++++ Dataset content ++++
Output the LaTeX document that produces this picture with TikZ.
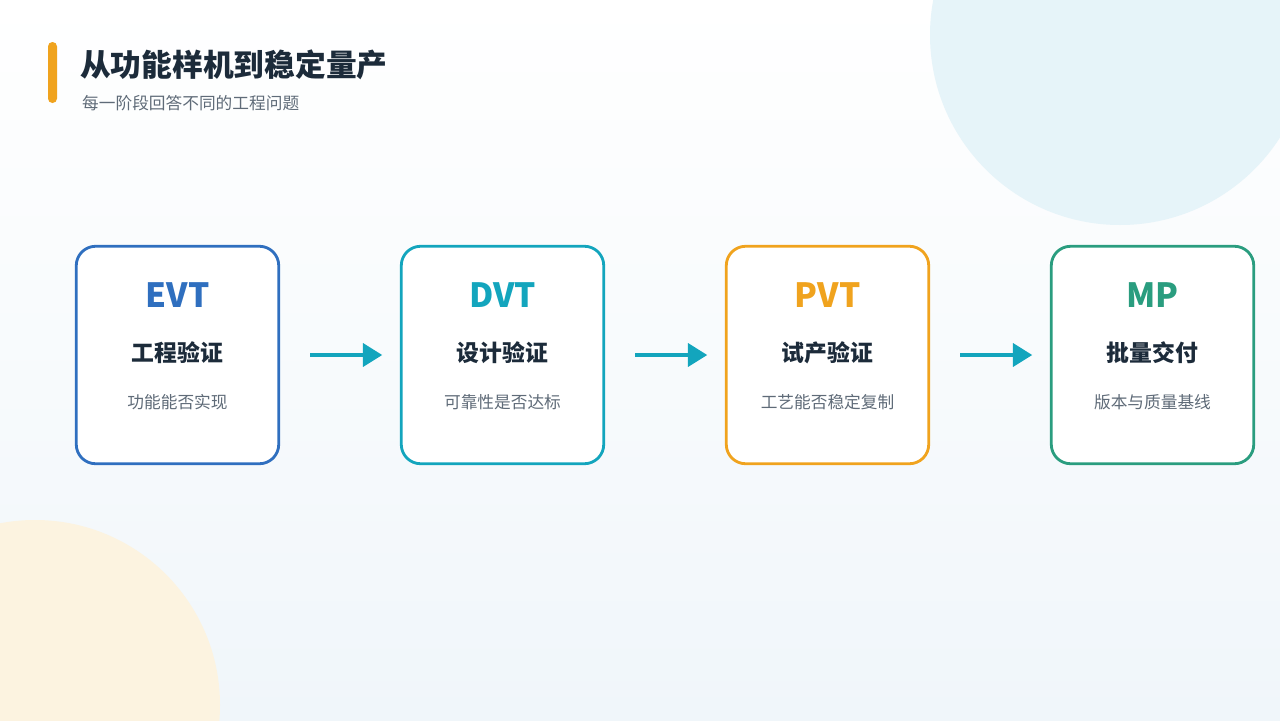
\documentclass[tikz,border=0pt]{standalone}
\usepackage{fontspec}
\setmainfont{Noto Sans CJK SC}
\usetikzlibrary{positioning,arrows.meta}
\definecolor{evtc}{HTML}{2F6FBF}
\definecolor{dvtc}{HTML}{13A5BD}
\definecolor{pvtc}{HTML}{F0A31E}
\definecolor{mpc}{HTML}{2A9D7F}
\definecolor{inkc}{HTML}{1C2B3A}
\definecolor{greyc}{HTML}{5F6B78}
\definecolor{bgend}{HTML}{F0F6FA}
\definecolor{bluedot}{HTML}{E6F4F9}
\definecolor{sanddot}{HTML}{FCF3E0}
\tikzset{
  stagecard/.style={draw=#1, line width=1.6pt, rounded corners=11pt, fill=white,
    minimum width=4.05cm, minimum height=4.35cm},
  stagetag/.style={font=\fontsize{19}{22}\selectfont\bfseries, text=#1},
  stagename/.style={font=\fontsize{13}{16}\selectfont\bfseries, text=inkc},
  stagehint/.style={font=\fontsize{9.5}{12}\selectfont, text=greyc},
  flowarrow/.style={-{Triangle[length=11pt,width=13pt]}, line width=2.3pt, draw=dvtc}
}
\begin{document}
\begin{tikzpicture}[x=0.02cm, y=-0.02cm]
  \useasboundingbox (0,0) rectangle (1280,720);
  \shade[top color=white, bottom color=bgend] (0,0) rectangle (1280,720);
  \begin{scope}
    \clip (0,0) rectangle (1280,720);
    \fill[bluedot] (1120,35) circle (190);
    \fill[sanddot] (35,705) circle (185);
  \end{scope}
  % title
  \fill[pvtc, rounded corners=2.5pt] (48,42) rectangle (57,103);
  \node[anchor=west, font=\fontsize{17.5}{20}\selectfont\bfseries, text=inkc] (title) at (74,65) {从功能样机到稳定量产};
  \node[anchor=west, stagehint] (sub) at (76,103) {每一阶段回答不同的工程问题};
  % cards
  \foreach \i/\c/\col/\nm/\nt in {0/EVT/evtc/工程验证/功能能否实现,
                                  1/DVT/dvtc/设计验证/可靠性是否达标,
                                  2/PVT/pvtc/试产验证/工艺能否稳定复制,
                                  3/MP/mpc/批量交付/版本与质量基线} {
    \node[stagecard=\col] (card\i) at (177.5+325*\i,355) {};
    \node[stagetag=\col] (tag\i) at (177.5+325*\i,295) {\c};
    \node[stagename] (name\i) at (177.5+325*\i,353) {\nm};
    \node[stagehint] (hint\i) at (177.5+325*\i,402) {\nt};
  }
  \foreach \i/\j in {0/1, 1/2, 2/3} {
    \draw[flowarrow] ([xshift=17pt]card\i.east) -- ([xshift=-10pt]card\j.west);
  }
\end{tikzpicture}
\end{document}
++++
Give back every line exactly as it stands, pictures excluded.

Output the LaTeX document that produces this picture with TikZ.
\documentclass[tikz,border=0pt]{standalone}
\usepackage{fontspec}
\setmainfont{Noto Sans CJK SC}
\usetikzlibrary{positioning,arrows.meta}
\definecolor{evtc}{HTML}{2F6FBF}
\definecolor{dvtc}{HTML}{13A5BD}
\definecolor{pvtc}{HTML}{F0A31E}
\definecolor{mpc}{HTML}{2A9D7F}
\definecolor{inkc}{HTML}{1C2B3A}
\definecolor{greyc}{HTML}{5F6B78}
\definecolor{bgend}{HTML}{F0F6FA}
\definecolor{bluedot}{HTML}{E6F4F9}
\definecolor{sanddot}{HTML}{FCF3E0}
\tikzset{
  stagecard/.style={draw=#1, line width=1.6pt, rounded corners=11pt, fill=white,
    minimum width=4.05cm, minimum height=4.35cm},
  stagetag/.style={font=\fontsize{19}{22}\selectfont\bfseries, text=#1},
  stagename/.style={font=\fontsize{13}{16}\selectfont\bfseries, text=inkc},
  stagehint/.style={font=\fontsize{9.5}{12}\selectfont, text=greyc},
  flowarrow/.style={-{Triangle[length=11pt,width=13pt]}, line width=2.3pt, draw=dvtc}
}
\begin{document}
\begin{tikzpicture}[x=0.02cm, y=-0.02cm]
  \useasboundingbox (0,0) rectangle (1280,720);
  \shade[top color=white, bottom color=bgend] (0,0) rectangle (1280,720);
  \begin{scope}
    \clip (0,0) rectangle (1280,720);
    \fill[bluedot] (1120,35) circle (190);
    \fill[sanddot] (35,705) circle (185);
  \end{scope}
  % title
  \fill[pvtc, rounded corners=2.5pt] (48,42) rectangle (57,103);
  \node[anchor=west, font=\fontsize{17.5}{20}\selectfont\bfseries, text=inkc] (title) at (74,65) {从功能样机到稳定量产};
  \node[anchor=west, stagehint] (sub) at (76,103) {每一阶段回答不同的工程问题};
  % cards
  \foreach \i/\c/\col/\nm/\nt in {0/EVT/evtc/工程验证/功能能否实现,
                                  1/DVT/dvtc/设计验证/可靠性是否达标,
                                  2/PVT/pvtc/试产验证/工艺能否稳定复制,
                                  3/MP/mpc/批量交付/版本与质量基线} {
    \node[stagecard=\col] (card\i) at (177.5+325*\i,355) {};
    \node[stagetag=\col] (tag\i) at (177.5+325*\i,295) {\c};
    \node[stagename] (name\i) at (177.5+325*\i,353) {\nm};
    \node[stagehint] (hint\i) at (177.5+325*\i,402) {\nt};
  }
  \foreach \i/\j in {0/1, 1/2, 2/3} {
    \draw[flowarrow] ([xshift=17pt]card\i.east) -- ([xshift=-10pt]card\j.west);
  }
\end{tikzpicture}
\end{document}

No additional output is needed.